Risks to practical ability to control and execute an outsourced function
- Compared to an arrangement where a provider performs a function in New Zealand,
performance of a function offshore complicates the logistics of ensuring timely
performance – for example, due to time zone differences, differences in statutory
holidays, the extra time needed to access essential staff and systems, etc.
- If the provider is also performing functions for other entities in a way in which the
functions are operationally mingled, there may be a risk of competition for the
provider’s resources, impeding the performance of functions for the bank.
D. Tolerances for risk to legal and practical ability to control and
execute outsourced functions
- This section provides guidance on tolerance for risks to a bank’s legal and practical
ability to control and execute outsourced functions.
- Consistent with the policy’s focus on outcomes, a Large Bank will have flexibility to
pursue outsourcing strategies tailored to its particular circumstances and operational
preferences, provided that the bank satisfies the Reserve Bank that the required
outcomes are met. The Reserve Bank recognises the many ways in which outsourcing
arrangements can be configured and the associated risks mitigated.
7
Ref #2267614 BS11
January 2006
- In general, the Reserve Bank’s tolerance for risk will be lower for the more timecritical functions described in Section B. Tolerance for risk will also be lower the
more material the function is to the achievement of the required outcomes, and the
lower the substitutability of the function by other bank functions.
- In this context, a function would be substitutable if there are alternative means (whose
control and execution is subject to less risk) by which a bank could achieve the
required outcomes (within the specified timeframes) in the absence of the function.
These alternative means could consist of alternative delivery channels,
“workarounds”, substitute staff, or operational backups.
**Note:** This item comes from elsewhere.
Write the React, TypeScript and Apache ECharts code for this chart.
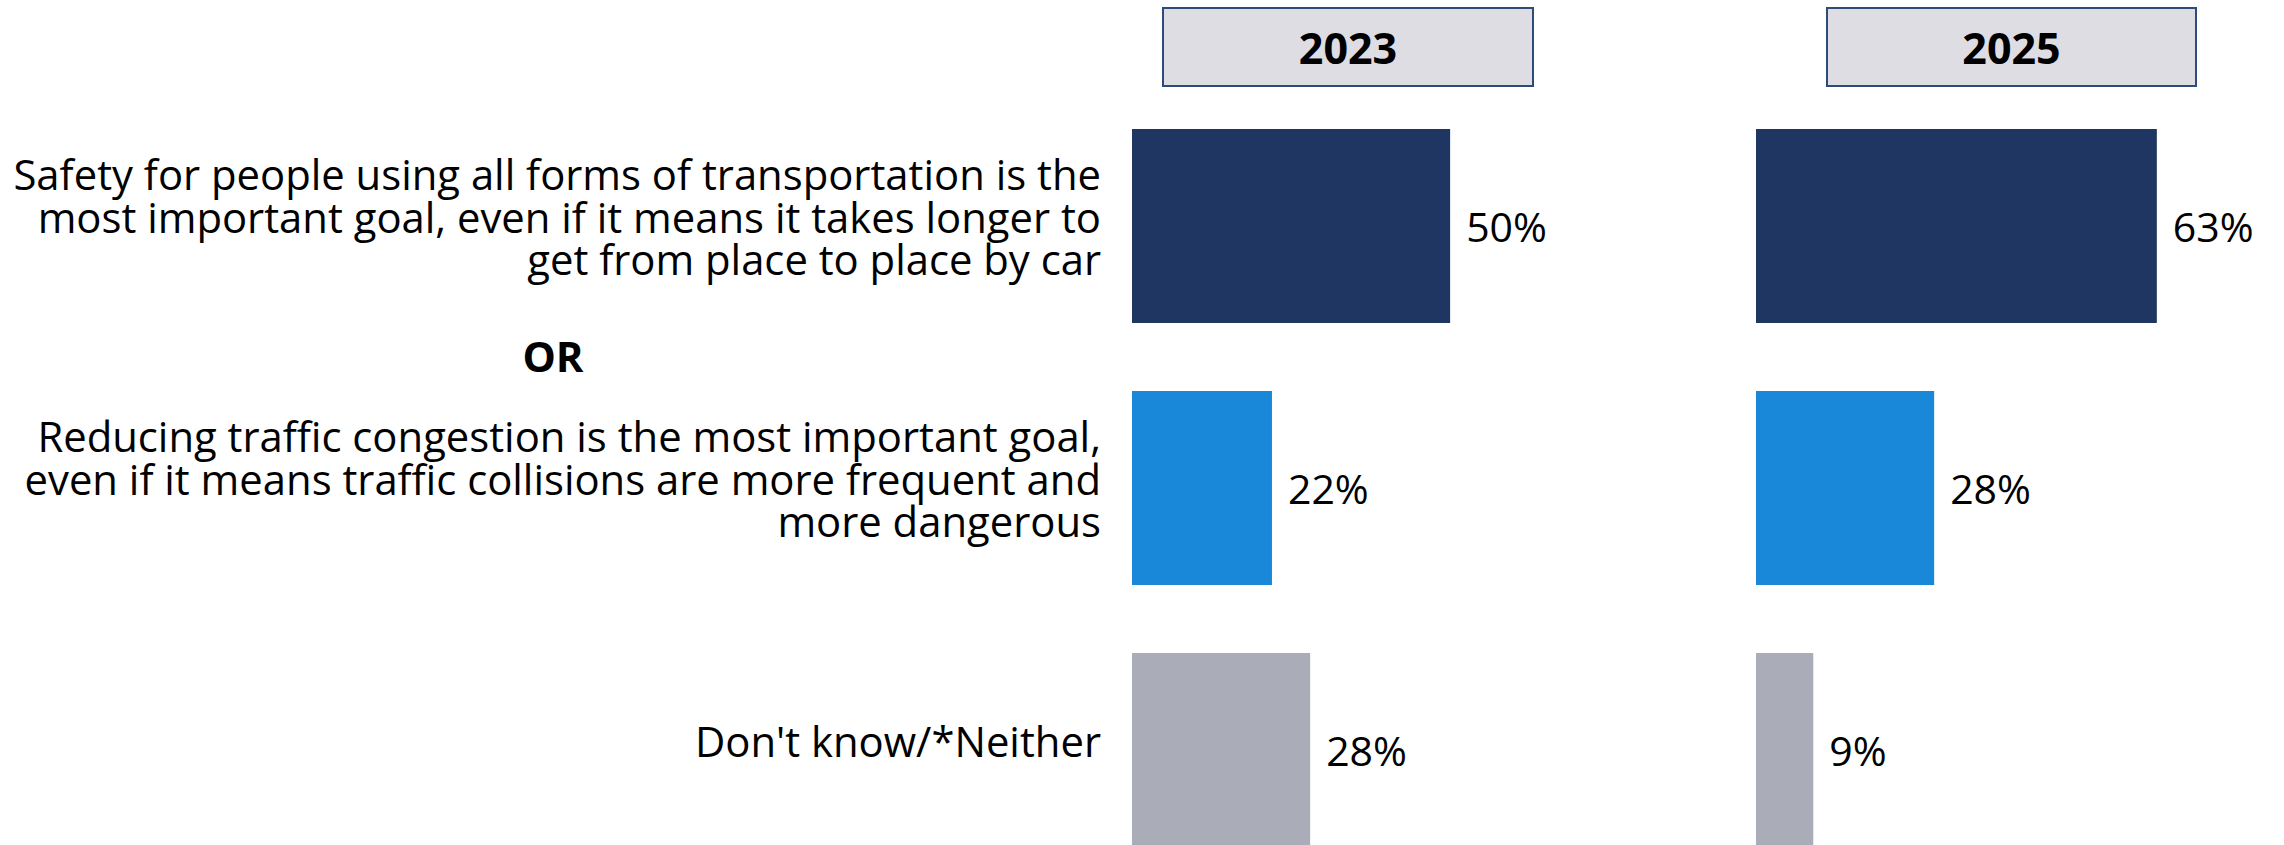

- The Reserve Bank’s presumption is that a core function as described in section B will
not be outsourced, unless the bank can satisfy the Reserve Bank that the function is
not material to the achievement of the required outcomes, or is substitutable by other
functions that are not outsourced. Similarly, the Reserve Bank’s presumption is that a
power to manage bank business relating to a core function will not be delegated to a
person who is not employed solely by the bank, unless the bank can satisfy the
Reserve Bank that the power is not material to the achievement of the required
outcomes, or that the required outcomes can still be achieved in the event that access
to the person is unavailable for some reason. This presumption regarding delegations
applies to “matrix management” and any other management arrangements involving
persons who are not employed solely by the bank.
- For some core functions, an outsourcing arrangement with an independent party might
be acceptable, provided that the arrangement featured strong mitigants to the risks to
the bank’s legal and practical ability to control and execute the function. Such
mitigants might include contractual mechanisms which mimic to the extent possible
the substance of an in-house arrangement (e.g. with rights for the bank to “step in” in
the event of technical or financial failure of the provider, BCP and regular testing
requirements on the provider, explicit exclusion of statutory management of the bank
from the definition of default events for the purposes of the contract, requirements
that the provision of service be conducted from a location within or close to New
Zealand, etc.).
- Greater risk to the bank’s legal and practical ability to control and execute the noncore functions could be tolerated, and consequently a wider range of outsourcing
arrangements could be acceptable, where a bank has established a credible internal
process to manage the risks to its business associated with any outsourcing
arrangements. In general, the Reserve Bank would expect that any products (beyond
those that provide core transactional functions) that are widely used and depended
upon by customers would be subject to the most intense risk management. Other
relevant issues for a bank to consider in managing outsourcing risks for non-core
functions would include:
• the ability of customers to find substitutes (e.g. other banks) for
products supported by the function, or to use a workaround if the
products suddenly became unavailable;
• the extent of inconvenience to customers; and
• the number of customers affected.
8
Ref #2267614 BS11
January 2006
- The provision of bank functions, whether by outsourcing arrangement or otherwise,
generally requires supporting systems (hardware, software, networking, data centre
buildings, etc.), staffing and data. Systems, staffing and data may themselves be
provided either in-house or under outsourcing arrangements. A function might be
substantially produced in-house while still drawing on inputs that are supplied by
outside providers. Conversely, if important parts of the production process are
outsourced, where they might instead be provided in-house, the Reserve Bank may
view the arrangements for the function as substantially outsourced even if some
elements of the function are maintained in-house.
- In this regard the Reserve Bank will generally focus on the arrangements for control
of the people and data supporting the function, rather than for the systems supporting
the function. The practical ability to control and execute a function depends vitally on
the ready availability of skilled and knowledgeable staff and the relevant data. For
core functions, the Reserve Bank’s presumption is that the relevant staff and data
would be maintained in-house, whereas it might be acceptable for certain systems to
be outsourced if the Reserve Bank were satisfied that the systems would not be
needed in the aftermath of a failure, or that backups or workarounds could take their
place.
- A Large Bank would be expected to manage and document any outsourcing
arrangement for the provision of a function (or for supporting systems, staff or data)
according to commercially reasonable “arms length” practice, whether the service
provider is a related party or not. In general, the Reserve Bank would expect
documentation to be clear on the rights and obligations of each party to the contract
and on service levels and pricing, to a level commensurate with the function’s timecriticality, materiality and substitutability.
- A Large Bank will need to satisfy itself in the first instance that any risks to the
required outcomes are tolerable. The bank will need to satisfy the Reserve Bank also
that its arrangements or any proposed arrangements are adequate, especially where a
core function is involved. The Reserve Bank may seek further information about any
arrangement or proposed arrangement, or require a review by a person approved by
the Reserve Bank. If the Reserve Bank is not satisfied that an arrangement or
proposed arrangement is adequate, it will have to be modified to reduce the risks, or
the function brought back or maintained in-house.